The bluster ruffled Greyhound's top staffers. Discontent grew when Greyhound profits dipped from $13.9 million in 1956 to $13.4 million last year. When Greyhound lost more than $1,000,000 in this year's first quarter, executives publicly blamed glum weather, privately pointed to the Genet administration. Few of Genet's ideas had generated cash. He unleashed Greyhound's first broad public-relations drive, plugging the theme that bus riding can be classy and comfortable. The campaign cost millions, but, grumbled Vice President Adam P. Sledz, "it produced nothing of a tangible nature." Genet's greatest misadventure was Greyhound Rent-A-Car, Inc. Started 2½ years ago, it still rides in the red. Last week Genet, 48, resigned under pressure.

To replace him, the board of directors tapped the company's West Coast boss, Frederick W. Ackerman, 63, one of the lifelong busmen who had been passed over in favor of Genet in 1955. Ackerman knows that his toughest chore will be to put Greyhound Rent-A-Car on the road. "It has been a headache because of mistakes," says he. "We tried to do too much in too short a period without experience and competent men."

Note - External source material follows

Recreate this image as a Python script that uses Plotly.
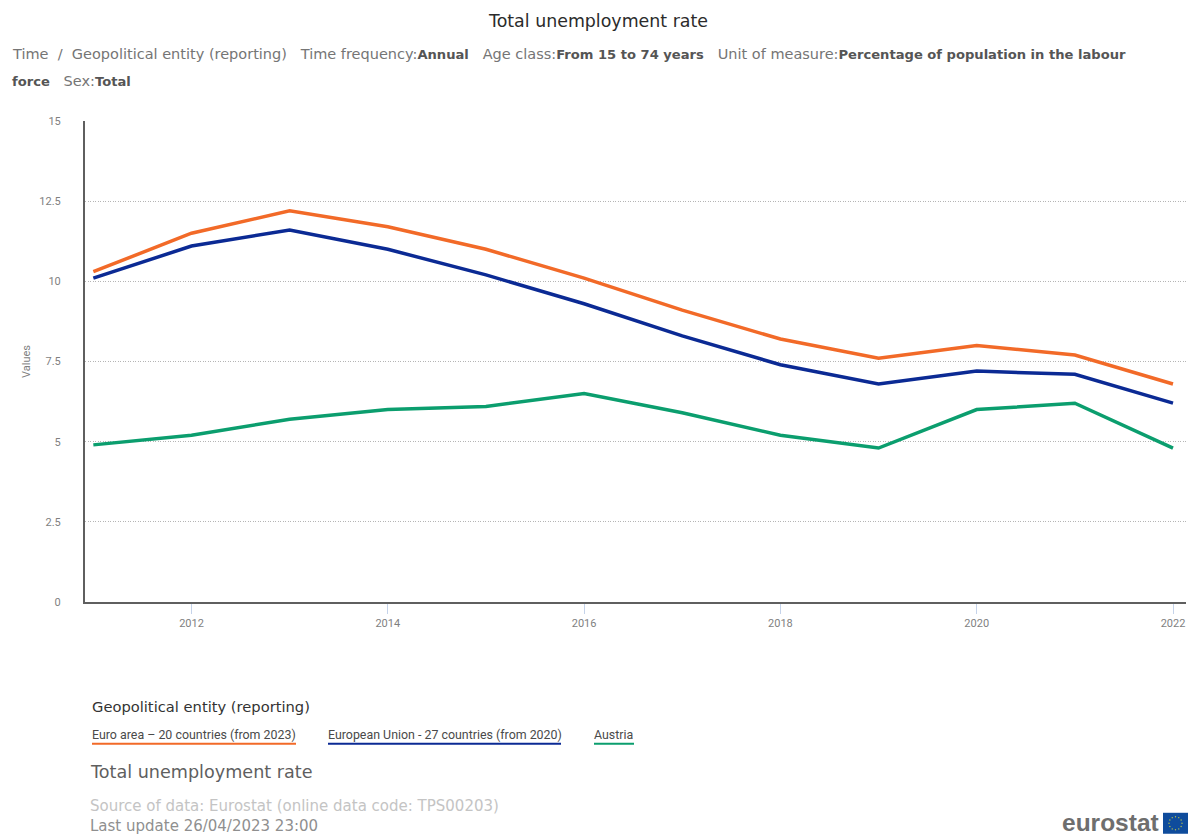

Ackerman will immediately close several of the 133 rental stations that Genet opened, many of them in small cities that cannot support them. To jack up the company, he will also promote package tours, charter service and express delivery. But his tour is limited; he must step out on his 65th birthday—in November of 1959—unless the board scraps Greyhound's mandatory retirement rule.